## INSTRUCTIONS FOR THE TASK
Retype all of the listing exactly, passing over any picture you find.

## DATASET EXTRACT

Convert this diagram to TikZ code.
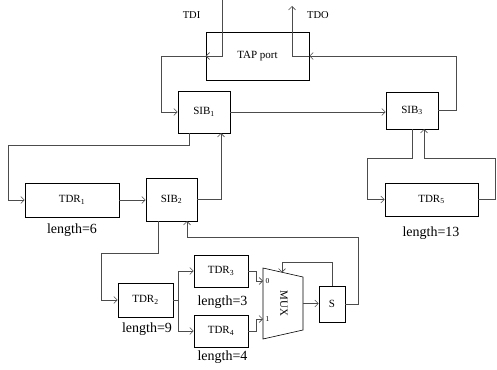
\documentclass[tikz,border=0pt]{standalone}
\usepackage{fontspec}
\setmainfont{Liberation Serif}
\usetikzlibrary{arrows.meta}
\tikzset{
  box/.style={draw=black, line width=0.6pt, inner sep=0pt, font=\fontsize{11}{13}\selectfont},
  conn/.style={draw=black!70, line width=0.6pt},
  arr/.style={conn, -{Straight Barb[length=3.5pt,width=7pt]}},
  lenlbl/.style={font=\fontsize{14}{16}\selectfont, inner sep=0pt},
  pinlbl/.style={font=\fontsize{10.5}{12}\selectfont, inner sep=0pt},
}
\begin{document}
\begin{tikzpicture}[x=1pt,y=-1pt]
\useasboundingbox (0,0) rectangle (497,369);
% boxes
\node[box, minimum width=103pt, minimum height=48pt] (TAP) at (257.5,56) {TAP port};
\node[box, minimum width=52pt, minimum height=42pt] (SIB1) at (204,112) {SIB\textsubscript{1}};
\node[box, minimum width=52pt, minimum height=37pt] (SIB3) at (412,110.5) {SIB\textsubscript{3}};
\node[box, minimum width=94pt, minimum height=34pt] (TDR1) at (72,200) {TDR\textsubscript{1}};
\node[box, minimum width=51pt, minimum height=43pt] (SIB2) at (171.5,199.5) {SIB\textsubscript{2}};
\node[box, minimum width=93pt, minimum height=33pt] (TDR5) at (431.5,199.5) {TDR\textsubscript{5}};
\node[box, minimum width=55pt, minimum height=34pt] (TDR2) at (145.5,300) {TDR\textsubscript{2}};
\node[box, minimum width=54pt, minimum height=32pt] (TDR3) at (221,271) {TDR\textsubscript{3}};
\node[box, minimum width=54pt, minimum height=32pt] (TDR4) at (221,331) {TDR\textsubscript{4}};
\node[box, minimum width=26pt, minimum height=36pt] (S) at (332,304) {S};
% MUX
\coordinate (m1) at (263,268);
\coordinate (m2) at (303,277);
\coordinate (m3) at (303,330);
\coordinate (m4) at (263,339);
\draw[black, line width=0.6pt] (m1) -- (m2) -- (m3) -- (m4) -- cycle;
\node[rotate=-90, font=\fontsize{11}{12}\selectfont, inner sep=0pt] (MUX) at (284,303.5) {MUX};
\coordinate (in0) at (263,281);
\coordinate (in1) at (263,319);
\coordinate (mout) at (303,303.5);
\coordinate (mtop) at (282,272.5);
\node[font=\fontsize{7.5}{8}\selectfont, anchor=west, inner sep=0pt] (l0) at (265.5,281) {0};
\node[font=\fontsize{7.5}{8}\selectfont, anchor=west, inner sep=0pt] (l1) at (265.5,319) {1};
% labels
\node[pinlbl] (tdilbl) at (191.5,15) {TDI};
\node[pinlbl] (tdolbl) at (318,15) {TDO};
\node[lenlbl] (len1) at (72,230) {length=6};
\node[lenlbl] (len2) at (147,329) {length=9};
\node[lenlbl] (len3) at (222.5,302) {length=3};
\node[lenlbl] (len4) at (222.5,357) {length=4};
\node[lenlbl] (len5) at (431,233) {length=13};
% free ends
\coordinate (tdi) at (222.7,0);
\coordinate (tdo) at (292,6);
% connectors
\draw[arr] (tdi) |- (TAP.west);
\draw[arr] (TAP.west) -- (161.7,56) |- (SIB1.west);
\draw[arr] (SIB3.east) -- (456,110.5) |- (TAP.east);
\draw[arr] (TAP.east) -- (292,56) -- (tdo);
\draw[arr] (SIB1.east) -- (SIB1.east -| SIB3.west);
\draw[arr] (189,133) -- (189,145) -- (8,145) |- (TDR1.west);
\draw[arr] (TDR1.east) -- (TDR1.east -| SIB2.west);
\draw[arr] (SIB2.east) -- (221,199.5) -- (221,133);
\draw[arr] (412,129) -- (412,158) -- (367,158) |- (TDR5.west);
\draw[arr] (TDR5.east) -- (495,199.5) -- (495,158) -- (424,158) -- (424,129);
\draw[arr] (158,221) -- (158,253) -- (101,253) |- (TDR2.west);
\draw[conn] (TDR2.east) -- (178,300);
\draw[arr] (178,300) |- (TDR3.west);
\draw[arr] (178,300) |- (TDR4.west);
\draw[arr] (TDR3.east) -- (256,271) |- (in0);
\draw[arr] (TDR4.east) -- (256,331) |- (in1);
\draw[arr] (mout) -- (mout -| S.west);
\draw[arr] (S.north) -- (332,262) -| (mtop);
\draw[arr] (S.east) -- (358,304) -- (358,237) -- (187,237) -- (187,221);
\end{tikzpicture}
\end{document}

## WRITTEN ANSWER
Convert this diagram to TikZ code.
\documentclass[tikz,border=0pt]{standalone}
\usepackage{fontspec}
\setmainfont{Liberation Serif}
\usetikzlibrary{arrows.meta}
\tikzset{
  box/.style={draw=black, line width=0.6pt, inner sep=0pt, font=\fontsize{11}{13}\selectfont},
  conn/.style={draw=black!70, line width=0.6pt},
  arr/.style={conn, -{Straight Barb[length=3.5pt,width=7pt]}},
  lenlbl/.style={font=\fontsize{14}{16}\selectfont, inner sep=0pt},
  pinlbl/.style={font=\fontsize{10.5}{12}\selectfont, inner sep=0pt},
}
\begin{document}
\begin{tikzpicture}[x=1pt,y=-1pt]
\useasboundingbox (0,0) rectangle (497,369);
% boxes
\node[box, minimum width=103pt, minimum height=48pt] (TAP) at (257.5,56) {TAP port};
\node[box, minimum width=52pt, minimum height=42pt] (SIB1) at (204,112) {SIB\textsubscript{1}};
\node[box, minimum width=52pt, minimum height=37pt] (SIB3) at (412,110.5) {SIB\textsubscript{3}};
\node[box, minimum width=94pt, minimum height=34pt] (TDR1) at (72,200) {TDR\textsubscript{1}};
\node[box, minimum width=51pt, minimum height=43pt] (SIB2) at (171.5,199.5) {SIB\textsubscript{2}};
\node[box, minimum width=93pt, minimum height=33pt] (TDR5) at (431.5,199.5) {TDR\textsubscript{5}};
\node[box, minimum width=55pt, minimum height=34pt] (TDR2) at (145.5,300) {TDR\textsubscript{2}};
\node[box, minimum width=54pt, minimum height=32pt] (TDR3) at (221,271) {TDR\textsubscript{3}};
\node[box, minimum width=54pt, minimum height=32pt] (TDR4) at (221,331) {TDR\textsubscript{4}};
\node[box, minimum width=26pt, minimum height=36pt] (S) at (332,304) {S};
% MUX
\coordinate (m1) at (263,268);
\coordinate (m2) at (303,277);
\coordinate (m3) at (303,330);
\coordinate (m4) at (263,339);
\draw[black, line width=0.6pt] (m1) -- (m2) -- (m3) -- (m4) -- cycle;
\node[rotate=-90, font=\fontsize{11}{12}\selectfont, inner sep=0pt] (MUX) at (284,303.5) {MUX};
\coordinate (in0) at (263,281);
\coordinate (in1) at (263,319);
\coordinate (mout) at (303,303.5);
\coordinate (mtop) at (282,272.5);
\node[font=\fontsize{7.5}{8}\selectfont, anchor=west, inner sep=0pt] (l0) at (265.5,281) {0};
\node[font=\fontsize{7.5}{8}\selectfont, anchor=west, inner sep=0pt] (l1) at (265.5,319) {1};
% labels
\node[pinlbl] (tdilbl) at (191.5,15) {TDI};
\node[pinlbl] (tdolbl) at (318,15) {TDO};
\node[lenlbl] (len1) at (72,230) {length=6};
\node[lenlbl] (len2) at (147,329) {length=9};
\node[lenlbl] (len3) at (222.5,302) {length=3};
\node[lenlbl] (len4) at (222.5,357) {length=4};
\node[lenlbl] (len5) at (431,233) {length=13};
% free ends
\coordinate (tdi) at (222.7,0);
\coordinate (tdo) at (292,6);
% connectors
\draw[arr] (tdi) |- (TAP.west);
\draw[arr] (TAP.west) -- (161.7,56) |- (SIB1.west);
\draw[arr] (SIB3.east) -- (456,110.5) |- (TAP.east);
\draw[arr] (TAP.east) -- (292,56) -- (tdo);
\draw[arr] (SIB1.east) -- (SIB1.east -| SIB3.west);
\draw[arr] (189,133) -- (189,145) -- (8,145) |- (TDR1.west);
\draw[arr] (TDR1.east) -- (TDR1.east -| SIB2.west);
\draw[arr] (SIB2.east) -- (221,199.5) -- (221,133);
\draw[arr] (412,129) -- (412,158) -- (367,158) |- (TDR5.west);
\draw[arr] (TDR5.east) -- (495,199.5) -- (495,158) -- (424,158) -- (424,129);
\draw[arr] (158,221) -- (158,253) -- (101,253) |- (TDR2.west);
\draw[conn] (TDR2.east) -- (178,300);
\draw[arr] (178,300) |- (TDR3.west);
\draw[arr] (178,300) |- (TDR4.west);
\draw[arr] (TDR3.east) -- (256,271) |- (in0);
\draw[arr] (TDR4.east) -- (256,331) |- (in1);
\draw[arr] (mout) -- (mout -| S.west);
\draw[arr] (S.north) -- (332,262) -| (mtop);
\draw[arr] (S.east) -- (358,304) -- (358,237) -- (187,237) -- (187,221);
\end{tikzpicture}
\end{document}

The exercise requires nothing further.